My boyfriend and I are seriously just something else. So, I didn’t work today. It wasn’t busy and I had my app running all fucking morning. Well, he felt as if I was putting him off for my Mom or for my friend. I told him my friend might call and then she didn’t and my Mom and I are to have lunch tomorrow but I was trying to make it for today since I wasn’t working and so I could get it over with. Well, she was busy. He then had like 2 beers and 4 shots and started being a complete dickhead so I decided to come in and lay down. He was really mad but again, he doesn’t let me talk to explain that he had started drinking and is now in a bad mood which is the recipe for disaster. There would have been no way for me to explain that without him getting even more irate so he left without me.

I spend more time by myself now then when I was single. I am so fucking sick of being by myself that I don’t see why we are together. I don’t want to be with him anymore but I’m stuck until I can get my own place again. I try really hard to get along with him and even be affectionate and most of the time, I’m still treated like absolute shit. The motorcycle isn’t my favorite thing and I can honestly admit here in my diary that I don’t think I ever enjoyed it but pretended to so he’d like me. The very first time he took me on the bike, he was going well over 100mph but I didn’t know because I was so fucking scared that all I did was hold on and duck my head behind him.
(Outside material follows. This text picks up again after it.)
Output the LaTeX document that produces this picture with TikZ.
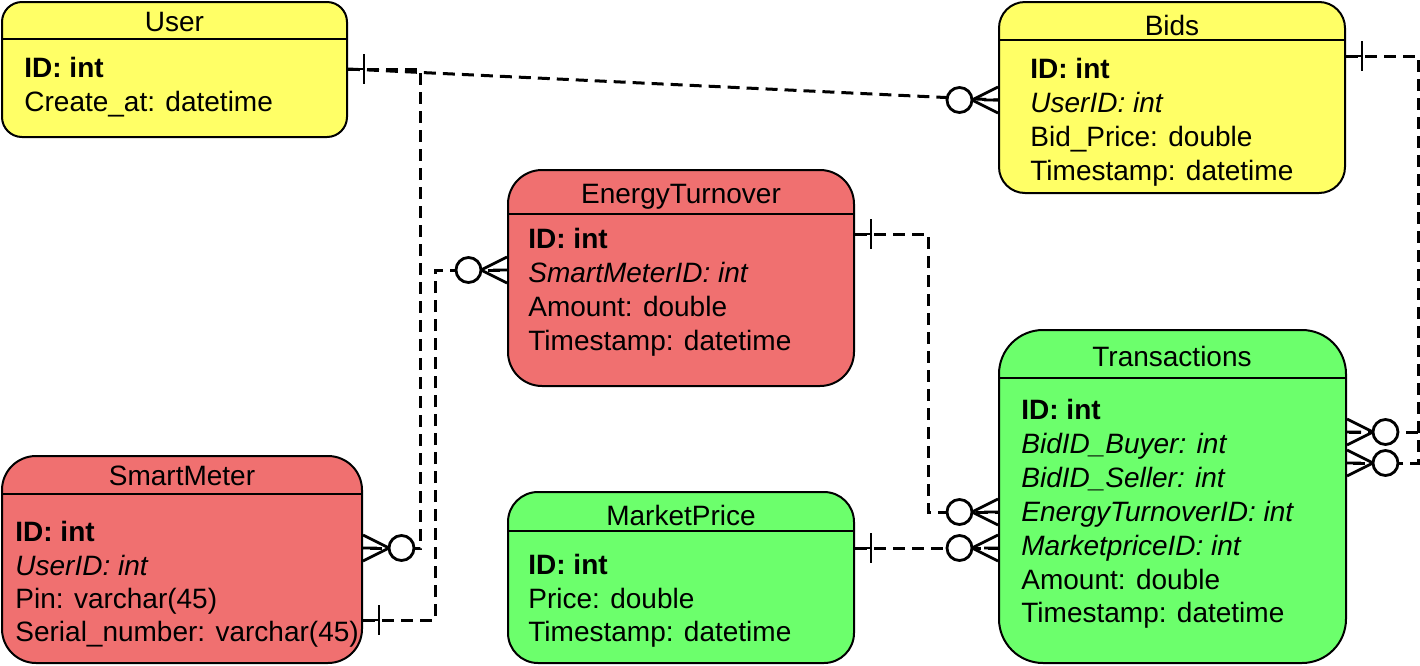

I went on the bike yesterday or the day before and it was alright except for him almost hitting the same car twice. I just don’t like going on there and I will do what I can to avoid it when he’s drinking and pissed off. He scared me so bad last month that I would be happy to never ride on that fucking thing again.

My life is a fucking mess and there’s no way out. It’s about to get worse once BD gets visitation and I have no doubt I’ll go back to putting up with the emotional abuse, even with a parenting app and from what I’ve heard, the courts won’t care. I honestly don’t know what I’m going to do putting up with it and not getting a choice. I know that I’ll probably end up taking a trip to a mental hospital.

I still don’t have friends or family. It’s just me. I spend most of my time by myself and I don’t even understand why I have a boyfriend when he’s barely ever around me, doesn’t touch me and doesn’t show much care if we hang out or not. I honestly wish I would have never met him and after this, I will never date again. I’ll probably at least try to get laid since I’ve spent over a year getting to do that maybe 10 times and the last attempt was almost 3 months ago. He even told me the other day that he’s “not a big sex guy” and it’s like yeah because drinking is more important! I understand why almost every girl he’s ever been with has cheated. We are human and have human needs!

I’m in a really bad mood and I don’t have anyone to talk to about this shit so I’m going to put it here. My computer has a password so I don’t ever have to worry about him reading this. I honestly used to really like him and thought I was in love but I see him for what he is and how he treats me and I’m not feeling it anymore. Sometimes I don’t even care what happens because I’m so fucking drained.

The only reason I care about living is because of my child. I live, breathe and keep going because of her. She is the reason why I don’t give up.

I do hope that at some point I can start having a little bit of a break though. I think it would be nice to be able to go do stuff sometimes. Even go sit in a coffee shop and read a book. I have a lot of anger and resentment that I don’t get to do what other people do either because they’ve raised their kids, other people have raised their kids or they just always have a sitter. I’ve always had to beg and plead to get a break and I’m sick of it.

I’m just having a really bad day because I don’t have any money and I spend so much time waiting to make money that I’m starting to get scared that I won’t be able to pay my fucking bills. I have so much I worry about and no one to talk to. I’m just alone.